Im Wettbewerb um den Goldenen Bären laufen mit „Was Marielle weiß“ von Frédéric Hambalek und „Yunan“ von Ameer Fakher Eldin lediglich zwei deutsche Filme. Sind das bewusst weniger als in vielen anderen Jahren?
Definitiv nicht. Natürlich ist es für die Berlinale wichtig, deutsche Filme prominent in Szene zu setzen. Aber für die Auswahl eines Wettbewerbs spielen ja unterschiedlichste Faktoren eine Rolle. Da geht es um eine Vielfalt repräsentierter Länder, um Geschlechter-Balance und vor allem möglichst verschiedene Ausdrucksformen und unterschiedliche künstlerische Handschriften. Die beiden Filme haben uns für den Wettbewerb begeistert, aber insgesamt zeigen wir über alle Sektionen verteilt nicht weniger deutsche Produktionen als sonst. Und nicht zuletzt starten wir das Festival mit Tom Tykwers neuem Film „Das Licht“.
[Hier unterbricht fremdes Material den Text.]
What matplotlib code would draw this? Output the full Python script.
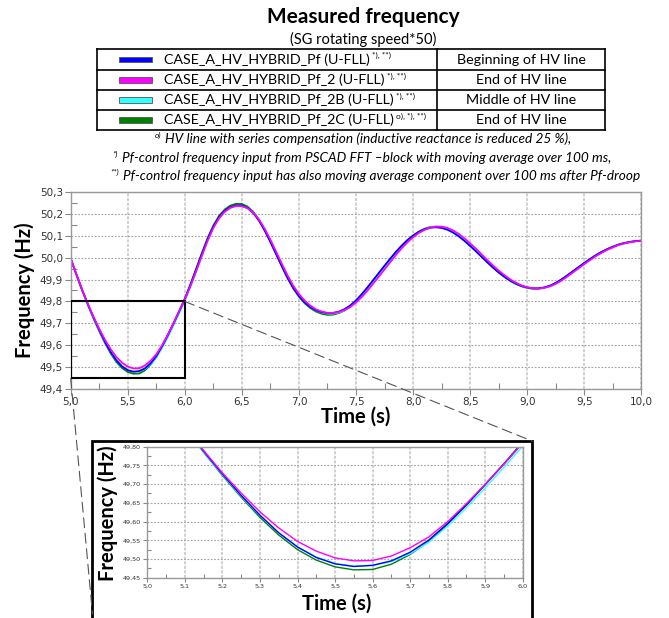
import numpy as np
import matplotlib
matplotlib.use('Agg')
import matplotlib.pyplot as plt
from matplotlib.patches import Rectangle, ConnectionPatch
from matplotlib.lines import Line2D
from matplotlib.ticker import MultipleLocator, FuncFormatter

W, H = 669, 618

# sample times 5.00 ... 10.00 s every 50 ms
time_s = np.round(np.arange(101) * 0.05 + 5.0, 2)

# measured frequencies (Hz)
freq_pf = [49.995, 49.923, 49.853, 49.788, 49.727, 49.670, 49.617, 49.570, 49.532, 49.504,
           49.487, 49.480, 49.483, 49.495, 49.518, 49.551, 49.595, 49.645, 49.699, 49.754,
           49.811, 49.876, 49.946, 50.017, 50.084, 50.141, 50.184, 50.213, 50.230, 50.238,
           50.237, 50.226, 50.203, 50.168, 50.123, 50.071, 50.016, 49.961, 49.908, 49.862,
           49.825, 49.796, 49.775, 49.760, 49.751, 49.747, 49.748, 49.754, 49.765, 49.782,
           49.805, 49.833, 49.864, 49.897, 49.930, 49.963, 49.995, 50.026, 50.054, 50.079,
           50.100, 50.117, 50.129, 50.136, 50.138, 50.135, 50.127, 50.114, 50.097, 50.076,
           50.053, 50.029, 50.004, 49.979, 49.955, 49.933, 49.913, 49.896, 49.882, 49.871,
           49.864, 49.860, 49.860, 49.864, 49.872, 49.884, 49.900, 49.918, 49.937, 49.956,
           49.975, 49.993, 50.010, 50.025, 50.038, 50.049, 50.059, 50.066, 50.071, 50.075,
           50.077]

freq_pf_2 = [49.995, 49.924, 49.854, 49.790, 49.730, 49.676, 49.626, 49.583, 49.547, 49.521,
             49.503, 49.495, 49.496, 49.508, 49.530, 49.559, 49.600, 49.648, 49.700, 49.754,
             49.810, 49.871, 49.939, 50.009, 50.077, 50.135, 50.179, 50.209, 50.227, 50.235,
             50.234, 50.225, 50.205, 50.173, 50.131, 50.081, 50.027, 49.972, 49.919, 49.872,
             49.834, 49.804, 49.781, 49.764, 49.754, 49.748, 49.748, 49.752, 49.761, 49.775,
             49.795, 49.820, 49.849, 49.881, 49.913, 49.946, 49.979, 50.012, 50.042, 50.069,
             50.092, 50.112, 50.126, 50.136, 50.141, 50.141, 50.135, 50.124, 50.108, 50.088,
             50.065, 50.041, 50.015, 49.989, 49.964, 49.941, 49.920, 49.901, 49.886, 49.873,
             49.865, 49.860, 49.859, 49.862, 49.869, 49.880, 49.895, 49.913, 49.932, 49.951,
             49.970, 49.988, 50.006, 50.021, 50.035, 50.046, 50.057, 50.064, 50.070, 50.074,
             50.076]

freq_pf_2b = [49.995, 49.923, 49.852, 49.786, 49.725, 49.668, 49.616, 49.570, 49.533, 49.505,
              49.488, 49.481, 49.483, 49.493, 49.514, 49.545, 49.588, 49.637, 49.690, 49.745,
              49.802, 49.867, 49.937, 50.009, 50.077, 50.136, 50.180, 50.210, 50.227, 50.235,
              50.234, 50.224, 50.203, 50.170, 50.127, 50.076, 50.021, 49.966, 49.913, 49.866,
              49.828, 49.798, 49.776, 49.760, 49.750, 49.745, 49.745, 49.750, 49.760, 49.776,
              49.798, 49.825, 49.856, 49.889, 49.922, 49.955, 49.988, 50.020, 50.049, 50.075,
              50.097, 50.115, 50.128, 50.137, 50.140, 50.138, 50.131, 50.119, 50.103, 50.082,
              50.059, 50.035, 50.009, 49.984, 49.959, 49.937, 49.916, 49.898, 49.884, 49.872,
              49.864, 49.860, 49.859, 49.863, 49.870, 49.882, 49.897, 49.915, 49.934, 49.953,
              49.972, 49.991, 50.008, 50.023, 50.036, 50.048, 50.058, 50.065, 50.071, 50.075,
              50.077]

freq_pf_2c = [49.995, 49.922, 49.851, 49.785, 49.723, 49.665, 49.611, 49.564, 49.525, 49.497,
              49.479, 49.471, 49.472, 49.486, 49.512, 49.547, 49.593, 49.644, 49.699, 49.755,
              49.813, 49.879, 49.950, 50.021, 50.089, 50.146, 50.190, 50.219, 50.237, 50.245,
              50.244, 50.232, 50.208, 50.172, 50.126, 50.073, 50.017, 49.961, 49.907, 49.860,
              49.822, 49.792, 49.770, 49.754, 49.744, 49.739, 49.740, 49.747, 49.759, 49.777,
              49.801, 49.829, 49.860, 49.893, 49.926, 49.959, 49.992, 50.024, 50.053, 50.079,
              50.100, 50.118, 50.131, 50.139, 50.141, 50.138, 50.130, 50.117, 50.100, 50.079,
              50.055, 50.031, 50.005, 49.979, 49.955, 49.932, 49.912, 49.894, 49.880, 49.869,
              49.862, 49.858, 49.858, 49.863, 49.871, 49.884, 49.900, 49.918, 49.937, 49.956,
              49.975, 49.993, 50.010, 50.025, 50.038, 50.049, 50.059, 50.066, 50.071, 50.075,
              50.077]

series = [freq_pf, freq_pf_2, freq_pf_2b, freq_pf_2c]
names = ["CASE_A_HV_HYBRID_Pf (U-FLL)", "CASE_A_HV_HYBRID_Pf_2 (U-FLL)",
         "CASE_A_HV_HYBRID_Pf_2B (U-FLL)", "CASE_A_HV_HYBRID_Pf_2C (U-FLL)"]
marks = ["*), **)", "*), **)", "*), **)", "o), *), **)"]
places = ["Beginning of HV line", "End of HV line", "Middle of HV line", "End of HV line"]
colors = ["#0000ff", "#ff00ff", "#33ffff", "#008000"]
draw_order = [3, 2, 0, 1]

notes = [("o)", "HV line with series compensation (inductive reactance is reduced 25 %),", 363),
         ("*)", "Pf-control frequency input from PSCAD FFT \u2013block with moving average over 100 ms,", 362),
         ("**)", "Pf-control frequency input has also moving average component over 100 ms after Pf-droop", 375)]

FONT = "Lato"
plt.rcParams['font.family'] = ['DejaVu Sans']

fig = plt.figure(figsize=(W / 100, H / 100), dpi=100)
fig.patch.set_facecolor('white')


def fx(x):
    return x / W


def fy(y):
    return 1 - y / H


def comma(dec):
    return FuncFormatter(lambda v, p: f"{v:.{dec}f}".replace('.', ','))


def style_axes(a, xmaj, xmin, ymaj, ymin, xdec, ydec, fs, tl):
    a.set_facecolor('white')
    a.xaxis.set_major_locator(MultipleLocator(xmaj))
    a.xaxis.set_minor_locator(MultipleLocator(xmin))
    a.yaxis.set_major_locator(MultipleLocator(ymaj))
    a.yaxis.set_minor_locator(MultipleLocator(ymin))
    a.xaxis.set_major_formatter(comma(xdec))
    a.yaxis.set_major_formatter(comma(ydec))
    a.tick_params(which='major', direction='out', length=tl, width=0.8, color='#888888',
                  labelsize=fs, labelcolor='#333333', pad=1.5)
    a.tick_params(which='minor', direction='in', length=tl, width=0.8, color='#888888')
    a.grid(which='major', axis='y', color='#a0a0a0', lw=0.8, ls=(0, (1.5, 1.5)))
    a.grid(which='major', axis='x', color='#c4c4c4', lw=1.1, ls=(0, (2, 1)))
    a.set_axisbelow(True)
    for s in a.spines.values():
        s.set_color('#999999')
        s.set_linewidth(1.0)


# main chart
ax = fig.add_axes([fx(70.7), fy(389.3), (641.3 - 70.7) / W, (389.3 - 191.7) / H])
for i in draw_order:
    ax.plot(time_s, series[i], color=colors[i], lw=1.3)
ax.set_xlim(5.0, 10.0)
ax.set_ylim(49.4, 50.3)
style_axes(ax, 0.5, 0.25, 0.1, 0.05, 1, 1, 7.5, 4)
ax.add_patch(Rectangle((5.0, 49.45), 1.0, 0.35, fill=False, ec='black', lw=1.5, zorder=5))

fig.text(fx(25), fy(290), "Frequency (Hz)", rotation=90, ha='center', va='center',
         family=FONT, weight='bold', fontsize=14.5)
fig.text(fx(356), fy(417), "Time (s)", ha='center', va='center',
         family=FONT, weight='bold', fontsize=14.5)

# zoomed view
axi = fig.add_axes([fx(147.3), fy(577.7), (522.8 - 147.3) / W, (577.7 - 446.7) / H])
for i in draw_order:
    axi.plot(time_s, series[i], color=colors[i], lw=1.0)
axi.set_xlim(5.0, 6.0)
axi.set_ylim(49.45, 49.80)
style_axes(axi, 0.1, 0.05, 0.05, 0.025, 1, 2, 4.6, 3)

fig.add_artist(Rectangle((fx(92.3), fy(625)), (532 - 92.3) / W, (625 - 440.7) / H,
                         transform=fig.transFigure, fill=False, ec='black', lw=2, zorder=1))
fig.text(fx(108), fy(513), "Frequency (Hz)", rotation=90, ha='center', va='center',
         family=FONT, weight='bold', fontsize=14.5)
fig.text(fx(337), fy(604), "Time (s)", ha='center', va='center',
         family=FONT, weight='bold', fontsize=14.5)

for xy_a, xy_b in [((6.0, 49.8), (fx(532), fy(441))), ((5.0, 49.45), (fx(92.5), fy(614)))]:
    con = ConnectionPatch(xyA=xy_a, coordsA=ax.transData, xyB=xy_b, coordsB=fig.transFigure,
                          color='#555555', lw=0.8, ls=(0, (9, 5)))
    fig.add_artist(con)

# title
fig.text(fx(363), fy(17), "Measured frequency", ha='center', va='center',
         family=FONT, weight='bold', fontsize=15)
fig.text(fx(363), fy(39), "(SG rotating speed*50)", ha='center', va='center',
         family=FONT, fontsize=10.5)

# legend table
tab_l, tab_r, tab_mid = 97, 605, 437
row_lines = [49.3, 70, 90, 110, 130]
for y in row_lines:
    fig.add_artist(Line2D([fx(tab_l), fx(tab_r)], [fy(y), fy(y)], color='black', lw=1.2,
                          transform=fig.transFigure))
for x in [tab_l, tab_mid, tab_r]:
    fig.add_artist(Line2D([fx(x), fx(x)], [fy(row_lines[0]), fy(row_lines[-1])], color='black',
                          lw=1.2, transform=fig.transFigure))

renderer = fig.canvas.get_renderer()
for k in range(4):
    yc = (row_lines[k] + row_lines[k + 1]) / 2
    fig.add_artist(Rectangle((fx(119), fy(yc + 2.6)), 33 / W, 5.2 / H, transform=fig.transFigure,
                             fc=colors[k], ec='#555555', lw=0.6))
    t = fig.text(fx(164), fy(yc), names[k], ha='left', va='center', family=FONT, fontsize=10.3)
    bb = t.get_window_extent(renderer)
    fig.text(bb.x1 / W + 2 / W, fy(yc - 4), marks[k], ha='left', va='center',
             family=FONT, fontsize=6)
    fig.text(fx((tab_mid + tab_r) / 2), fy(yc), places[k], ha='center', va='center',
             family=FONT, fontsize=10.3)

# footnotes
for (sup, body, cx), y in zip(notes, [139, 158, 176]):
    ts = fig.text(0, fy(y - 4), sup, ha='left', va='center', family=FONT, style='italic', fontsize=6)
    tb = fig.text(0, fy(y), body, ha='left', va='center', family=FONT, style='italic', fontsize=9.8)
    ws = ts.get_window_extent(renderer).width
    wb = tb.get_window_extent(renderer).width
    x0 = cx - (ws + 4 + wb) / 2
    ts.set_x(fx(x0))
    tb.set_x(fx(x0 + ws + 4))

fig.savefig("out.png", dpi=100)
Der ideale Eröffnungsfilm?
Wir hatten das Glück, dass Tom uns den Film bereits im vergangenen Sommer zeigte, und wir wussten sofort, dass wir „Das Licht“ als Eröffnungsfilm haben wollten. Ein deutscher Film von Tom Tykwer, der von Berlin erzählt, von einer deutschen Familie ebenso wie von migrantischen Erfahrungen. Der freudvoll ist, aber auch nicht die Augen verschließt vor komplexen Alltagsrealitäten. Und der obendrein mit Musical-Elementen daherkommt. Er hat einfach von allem etwas. Dass wir den Film und übrigens auch unsere Eröffnungsgala nicht nur im Berlinale Palast, sondern per Live-Übertragung auch in bundesweit sieben anderen Städten zeigen können, ist mir eine besondere Freude.
Ein Coup ist auch der Jury-Präsident. Warum fiel Ihre Wahl auf den Oscar-nominierten US-Regisseur Todd Haynes?
Er ist ein großer Filmemacher, enorm eloquent, klug, aufmerksam. Aber er hat auch einen besonderen Bezug zur Berlinale, schließlich lief sein erster Spielfilm „Poison“ hier und gewann 1991 den Teddy Award. Er bedeutet mir auch persönlich sehr viel und ist einer meiner Lieblings-Regisseure. Ich schrieb meine Masterarbeit über „Poison“. Für meinen ersten Berlinale-Jahrgang jemanden als Jury-Präsidenten einzuladen, zu dessen Arbeit ich selbst einen so starken Bezug habe, war mir ein echtes Anliegen.